▶ Work required: Take every line from the first down to the line with "var axisColor = '#8a8a8a';" and set it down exactly, without the pictures.

▶ Provided material:
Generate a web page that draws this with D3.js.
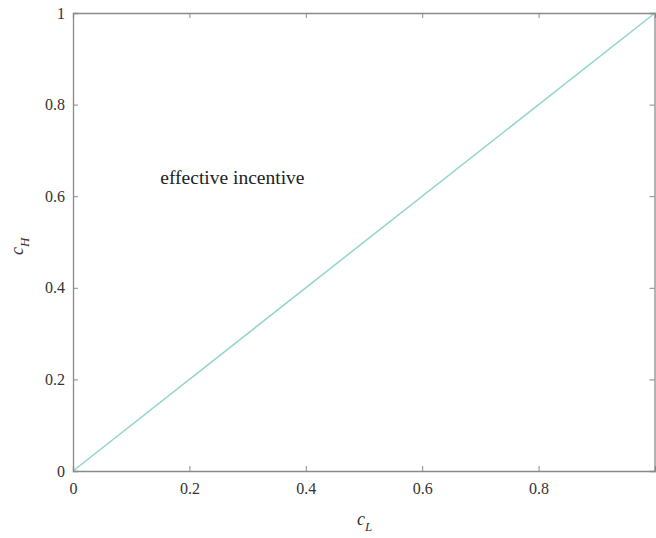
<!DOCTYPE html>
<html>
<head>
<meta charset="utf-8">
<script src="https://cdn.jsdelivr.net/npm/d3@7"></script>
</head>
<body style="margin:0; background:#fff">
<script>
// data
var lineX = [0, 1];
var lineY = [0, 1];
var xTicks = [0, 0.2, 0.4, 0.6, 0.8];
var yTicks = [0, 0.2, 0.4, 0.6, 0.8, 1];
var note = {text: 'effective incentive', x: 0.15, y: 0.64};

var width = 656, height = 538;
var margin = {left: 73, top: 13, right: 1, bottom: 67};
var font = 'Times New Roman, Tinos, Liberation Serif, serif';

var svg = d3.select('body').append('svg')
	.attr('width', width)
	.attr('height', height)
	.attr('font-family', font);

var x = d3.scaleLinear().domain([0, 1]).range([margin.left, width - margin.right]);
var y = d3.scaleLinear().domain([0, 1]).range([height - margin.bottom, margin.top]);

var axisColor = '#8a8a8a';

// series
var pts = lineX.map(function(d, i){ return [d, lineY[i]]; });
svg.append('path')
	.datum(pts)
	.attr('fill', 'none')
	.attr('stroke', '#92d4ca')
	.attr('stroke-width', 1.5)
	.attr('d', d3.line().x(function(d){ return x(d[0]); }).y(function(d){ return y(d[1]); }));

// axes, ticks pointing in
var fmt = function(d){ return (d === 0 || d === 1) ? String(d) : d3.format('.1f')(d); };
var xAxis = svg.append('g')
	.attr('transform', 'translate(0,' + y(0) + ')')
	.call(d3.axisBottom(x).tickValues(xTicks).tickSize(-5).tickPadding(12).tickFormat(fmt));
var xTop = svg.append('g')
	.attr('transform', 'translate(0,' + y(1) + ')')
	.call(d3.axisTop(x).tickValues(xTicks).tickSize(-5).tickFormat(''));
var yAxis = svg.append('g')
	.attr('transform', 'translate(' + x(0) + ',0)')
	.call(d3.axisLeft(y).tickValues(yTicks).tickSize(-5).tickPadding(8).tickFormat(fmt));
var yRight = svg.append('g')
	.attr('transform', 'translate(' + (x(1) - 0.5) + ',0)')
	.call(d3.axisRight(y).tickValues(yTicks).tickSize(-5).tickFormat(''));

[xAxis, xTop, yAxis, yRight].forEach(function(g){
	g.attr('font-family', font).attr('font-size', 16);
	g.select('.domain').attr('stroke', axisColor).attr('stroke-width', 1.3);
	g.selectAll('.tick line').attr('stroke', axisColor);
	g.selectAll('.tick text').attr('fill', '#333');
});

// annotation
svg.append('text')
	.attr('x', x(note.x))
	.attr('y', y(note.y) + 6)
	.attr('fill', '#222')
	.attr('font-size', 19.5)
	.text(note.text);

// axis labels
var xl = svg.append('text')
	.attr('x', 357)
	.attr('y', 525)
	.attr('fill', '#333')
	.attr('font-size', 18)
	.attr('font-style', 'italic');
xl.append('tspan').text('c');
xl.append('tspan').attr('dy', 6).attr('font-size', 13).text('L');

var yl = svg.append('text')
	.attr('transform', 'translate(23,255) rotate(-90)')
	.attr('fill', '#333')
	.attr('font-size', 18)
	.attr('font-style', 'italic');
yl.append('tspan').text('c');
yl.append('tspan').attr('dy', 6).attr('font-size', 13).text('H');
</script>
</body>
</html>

▶ Exercise result:
Generate a web page that draws this with D3.js.
<!DOCTYPE html>
<html>
<head>
<meta charset="utf-8">
<script src="https://cdn.jsdelivr.net/npm/d3@7"></script>
</head>
<body style="margin:0; background:#fff">
<script>
// data
var lineX = [0, 1];
var lineY = [0, 1];
var xTicks = [0, 0.2, 0.4, 0.6, 0.8];
var yTicks = [0, 0.2, 0.4, 0.6, 0.8, 1];
var note = {text: 'effective incentive', x: 0.15, y: 0.64};

var width = 656, height = 538;
var margin = {left: 73, top: 13, right: 1, bottom: 67};
var font = 'Times New Roman, Tinos, Liberation Serif, serif';

var svg = d3.select('body').append('svg')
	.attr('width', width)
	.attr('height', height)
	.attr('font-family', font);

var x = d3.scaleLinear().domain([0, 1]).range([margin.left, width - margin.right]);
var y = d3.scaleLinear().domain([0, 1]).range([height - margin.bottom, margin.top]);

var axisColor = '#8a8a8a';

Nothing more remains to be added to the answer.